MAPPING VEGETATION AND MEASURING THE PERFORMANCE OF MACHINE LEARNING ALGORITHM IN LULC CLASSIFICATION IN THE LARGE AREA USING SENTINEL-2 AND LANDSAT-8 DATASETS OF DEHRADUN AS A TEST CASE
- Dept. of Computer Science and Engineering, Rajiv Gandhi Institute Of Petroleum Technology, Jais, Amethi, Uttar Pradesh, India
Keywords: Google Earth Engine, Landsat, Sentinel, Machine learning Algorithm, Classification
Abstract. In recent years, the data science and remote sensing communities have started to align due to user-friendly programming tools, access to high-end consumer computing power, and the availability of free satellite data. In particular, publicly available data from the European Space Agency’s “Sentinel” and American Earth observation satellite” landsat” missions have been used in various remote sensing applications.Google Earth Engine (GEE) is such a tool that publicly allow the use of these available datasets, there is a large amount of available data in GEE, which are being used for computing and analysing purpose. In this article, we compare the classification performance of four supervised machine learning algorithms: Classification and Regression Tree (CART), Random forests (RF), Gradient tree boosting (GTB), Support vector machines (SVM). The study area is located at 30.3165° N, 78.0322° E near the Himalayan foothills, with four land-use land-cover (LULC) classes. The satellite imagery used for the classification were multi-temporal scenes from Sentinel-2 and LANDSAT-8 covering spring, summer, autumn, and winter conditions.
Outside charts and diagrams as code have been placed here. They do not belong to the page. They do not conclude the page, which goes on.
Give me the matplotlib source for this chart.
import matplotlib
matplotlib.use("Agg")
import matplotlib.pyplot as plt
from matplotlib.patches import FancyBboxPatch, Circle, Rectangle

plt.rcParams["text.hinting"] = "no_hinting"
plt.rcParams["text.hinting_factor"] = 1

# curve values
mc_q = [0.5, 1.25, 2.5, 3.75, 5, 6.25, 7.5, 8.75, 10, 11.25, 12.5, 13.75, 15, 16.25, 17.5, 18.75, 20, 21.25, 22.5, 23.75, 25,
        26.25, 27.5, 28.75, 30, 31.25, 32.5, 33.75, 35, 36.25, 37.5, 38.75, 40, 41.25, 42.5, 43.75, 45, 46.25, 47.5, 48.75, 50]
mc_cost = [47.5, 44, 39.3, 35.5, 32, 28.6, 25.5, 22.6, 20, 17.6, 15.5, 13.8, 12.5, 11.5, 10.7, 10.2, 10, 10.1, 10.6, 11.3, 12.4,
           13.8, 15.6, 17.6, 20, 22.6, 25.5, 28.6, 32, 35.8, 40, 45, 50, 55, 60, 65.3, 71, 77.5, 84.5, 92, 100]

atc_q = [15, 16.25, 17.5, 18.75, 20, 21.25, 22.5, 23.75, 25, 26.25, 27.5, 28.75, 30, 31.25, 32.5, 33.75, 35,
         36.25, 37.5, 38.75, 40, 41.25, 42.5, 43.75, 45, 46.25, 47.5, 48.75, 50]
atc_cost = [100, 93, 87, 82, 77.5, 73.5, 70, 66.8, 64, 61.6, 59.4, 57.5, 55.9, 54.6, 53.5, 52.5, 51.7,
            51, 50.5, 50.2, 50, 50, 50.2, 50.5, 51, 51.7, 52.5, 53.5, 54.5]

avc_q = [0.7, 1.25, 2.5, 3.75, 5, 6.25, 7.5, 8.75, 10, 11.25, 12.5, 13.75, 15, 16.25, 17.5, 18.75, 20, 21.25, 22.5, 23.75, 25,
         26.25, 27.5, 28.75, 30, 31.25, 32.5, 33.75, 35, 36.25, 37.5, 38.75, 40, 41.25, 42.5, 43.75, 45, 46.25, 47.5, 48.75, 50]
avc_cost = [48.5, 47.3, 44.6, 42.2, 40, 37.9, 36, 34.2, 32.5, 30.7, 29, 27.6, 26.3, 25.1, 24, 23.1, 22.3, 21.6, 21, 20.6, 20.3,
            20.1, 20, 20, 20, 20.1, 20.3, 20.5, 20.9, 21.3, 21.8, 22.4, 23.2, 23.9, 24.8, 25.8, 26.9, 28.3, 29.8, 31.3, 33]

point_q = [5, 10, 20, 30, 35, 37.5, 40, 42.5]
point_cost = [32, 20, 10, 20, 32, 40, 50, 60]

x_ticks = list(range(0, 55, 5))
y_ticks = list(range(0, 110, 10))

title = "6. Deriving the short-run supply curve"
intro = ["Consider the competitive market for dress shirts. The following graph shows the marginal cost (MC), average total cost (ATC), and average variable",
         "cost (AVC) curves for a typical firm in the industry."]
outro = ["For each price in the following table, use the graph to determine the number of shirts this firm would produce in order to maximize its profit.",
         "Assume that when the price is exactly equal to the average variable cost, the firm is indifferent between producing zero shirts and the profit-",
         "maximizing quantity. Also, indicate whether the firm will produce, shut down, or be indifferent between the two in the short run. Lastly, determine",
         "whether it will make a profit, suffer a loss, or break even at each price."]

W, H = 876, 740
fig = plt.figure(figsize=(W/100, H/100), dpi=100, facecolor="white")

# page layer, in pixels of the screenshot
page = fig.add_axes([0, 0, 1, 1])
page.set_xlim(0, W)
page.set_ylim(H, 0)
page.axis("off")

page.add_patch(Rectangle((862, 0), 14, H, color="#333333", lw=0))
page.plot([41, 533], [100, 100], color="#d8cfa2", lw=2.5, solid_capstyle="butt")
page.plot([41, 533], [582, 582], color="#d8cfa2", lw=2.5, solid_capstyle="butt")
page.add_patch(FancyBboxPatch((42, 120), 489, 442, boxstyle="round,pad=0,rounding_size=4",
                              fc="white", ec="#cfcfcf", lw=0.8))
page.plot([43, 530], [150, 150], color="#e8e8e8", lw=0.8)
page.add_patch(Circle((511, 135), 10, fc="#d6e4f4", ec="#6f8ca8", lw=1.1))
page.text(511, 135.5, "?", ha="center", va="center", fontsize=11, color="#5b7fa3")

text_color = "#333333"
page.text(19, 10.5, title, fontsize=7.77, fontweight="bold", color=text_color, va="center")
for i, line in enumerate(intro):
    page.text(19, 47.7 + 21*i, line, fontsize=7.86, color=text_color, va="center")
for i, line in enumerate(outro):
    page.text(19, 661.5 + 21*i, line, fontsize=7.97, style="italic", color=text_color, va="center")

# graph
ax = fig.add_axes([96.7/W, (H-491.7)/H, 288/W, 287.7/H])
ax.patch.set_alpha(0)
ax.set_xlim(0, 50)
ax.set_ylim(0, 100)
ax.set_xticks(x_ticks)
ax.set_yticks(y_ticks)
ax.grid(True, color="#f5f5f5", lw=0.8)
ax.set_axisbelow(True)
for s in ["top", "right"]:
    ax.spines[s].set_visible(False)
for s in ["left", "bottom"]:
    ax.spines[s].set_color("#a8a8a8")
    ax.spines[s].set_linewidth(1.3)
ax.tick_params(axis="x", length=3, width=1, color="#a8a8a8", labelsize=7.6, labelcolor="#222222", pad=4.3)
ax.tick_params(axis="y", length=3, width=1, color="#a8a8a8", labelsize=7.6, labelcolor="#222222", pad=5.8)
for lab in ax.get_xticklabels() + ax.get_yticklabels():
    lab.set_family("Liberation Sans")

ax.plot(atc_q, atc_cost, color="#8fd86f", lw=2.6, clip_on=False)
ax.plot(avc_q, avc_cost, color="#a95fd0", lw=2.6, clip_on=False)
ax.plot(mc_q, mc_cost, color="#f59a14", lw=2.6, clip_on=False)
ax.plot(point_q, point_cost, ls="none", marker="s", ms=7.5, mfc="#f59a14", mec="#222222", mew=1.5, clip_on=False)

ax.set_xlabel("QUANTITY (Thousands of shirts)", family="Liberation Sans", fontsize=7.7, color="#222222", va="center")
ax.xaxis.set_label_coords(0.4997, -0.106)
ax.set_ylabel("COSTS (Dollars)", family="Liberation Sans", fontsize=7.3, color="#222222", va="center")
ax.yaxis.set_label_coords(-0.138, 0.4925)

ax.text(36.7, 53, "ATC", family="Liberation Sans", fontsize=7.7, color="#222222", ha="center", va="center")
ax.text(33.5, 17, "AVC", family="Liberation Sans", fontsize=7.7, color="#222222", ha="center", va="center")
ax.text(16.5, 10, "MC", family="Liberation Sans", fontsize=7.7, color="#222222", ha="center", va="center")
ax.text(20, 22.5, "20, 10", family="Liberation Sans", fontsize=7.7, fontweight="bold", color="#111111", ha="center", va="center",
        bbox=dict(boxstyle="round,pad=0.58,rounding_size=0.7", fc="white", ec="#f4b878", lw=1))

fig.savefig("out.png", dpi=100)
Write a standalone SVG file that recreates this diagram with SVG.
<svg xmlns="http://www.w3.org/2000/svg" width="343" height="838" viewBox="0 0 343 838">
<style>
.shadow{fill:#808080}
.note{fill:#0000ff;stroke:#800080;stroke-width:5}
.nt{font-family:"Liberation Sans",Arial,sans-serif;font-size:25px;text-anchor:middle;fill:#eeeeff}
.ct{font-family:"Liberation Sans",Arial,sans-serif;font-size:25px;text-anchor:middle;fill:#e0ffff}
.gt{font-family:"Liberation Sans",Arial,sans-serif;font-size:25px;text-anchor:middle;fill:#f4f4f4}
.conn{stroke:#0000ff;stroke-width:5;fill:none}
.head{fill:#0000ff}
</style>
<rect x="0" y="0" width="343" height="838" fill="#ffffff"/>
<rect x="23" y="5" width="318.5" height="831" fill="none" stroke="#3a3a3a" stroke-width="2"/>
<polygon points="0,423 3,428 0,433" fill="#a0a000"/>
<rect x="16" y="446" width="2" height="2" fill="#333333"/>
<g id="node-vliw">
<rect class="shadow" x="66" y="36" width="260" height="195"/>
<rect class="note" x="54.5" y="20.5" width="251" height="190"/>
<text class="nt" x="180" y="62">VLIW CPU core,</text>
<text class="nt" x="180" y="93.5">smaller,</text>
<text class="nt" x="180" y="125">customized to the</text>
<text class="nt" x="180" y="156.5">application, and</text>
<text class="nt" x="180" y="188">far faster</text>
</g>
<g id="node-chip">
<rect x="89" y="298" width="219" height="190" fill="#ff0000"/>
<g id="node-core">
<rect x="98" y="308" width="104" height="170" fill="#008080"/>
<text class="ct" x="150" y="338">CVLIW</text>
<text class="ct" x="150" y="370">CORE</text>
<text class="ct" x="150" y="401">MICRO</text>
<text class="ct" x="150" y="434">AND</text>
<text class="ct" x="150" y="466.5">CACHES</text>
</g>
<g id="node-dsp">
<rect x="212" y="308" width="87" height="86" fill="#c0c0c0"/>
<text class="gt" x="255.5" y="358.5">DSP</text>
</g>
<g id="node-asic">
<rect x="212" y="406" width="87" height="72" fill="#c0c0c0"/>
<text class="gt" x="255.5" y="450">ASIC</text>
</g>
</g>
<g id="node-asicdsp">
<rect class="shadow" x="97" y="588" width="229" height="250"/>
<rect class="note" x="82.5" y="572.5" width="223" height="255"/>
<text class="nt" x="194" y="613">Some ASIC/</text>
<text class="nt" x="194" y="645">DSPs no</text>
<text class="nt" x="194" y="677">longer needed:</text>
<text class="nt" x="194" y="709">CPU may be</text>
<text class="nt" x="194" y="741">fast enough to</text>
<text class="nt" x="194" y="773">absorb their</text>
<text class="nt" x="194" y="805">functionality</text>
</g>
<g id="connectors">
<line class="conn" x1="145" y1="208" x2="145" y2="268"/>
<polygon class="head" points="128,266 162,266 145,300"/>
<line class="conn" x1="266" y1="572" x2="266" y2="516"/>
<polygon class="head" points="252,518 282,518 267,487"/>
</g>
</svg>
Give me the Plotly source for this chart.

Here we collected a total of 2084 sample points in which 536, 506, 505, 540 points belong to urban, water, forest and agriculture points respectively. which were divided into training (70%) and evaluation (30%) subsets. Accuracy was assessed through metrics derived from an error matrix, for accuracy measurement we use confusion and Cohen’s kappa calculation method.We have calculated CART (Accuracy 93.52% and Kappa coefficient 91.36%), Random Forest (Accuracy 95.86% and Kappa coefficient 94.48%),Gradient Tree Boost (Accuracy 95.33% and Kappa coefficient 93.37%),Support Vector Machine (Accuracy 73.54% and Kappa coefficient 76.28%) for Landsat 8 data sets and CART (Accuracy 89.24% and Kappa coefficient 85.64%), Random Forest (Accuracy 91.45% and Kappa coefficient 88.59%),Gradient Tree Boost (Accuracy 87.71% and Kappa coefficient 83.58%),Support Vector Machine (Accuracy 84.96% and Kappa coefficient 79.99%) for Sentinel2 data sets. Further analysis for accuracy and machine learning algorithm are discussed in result section.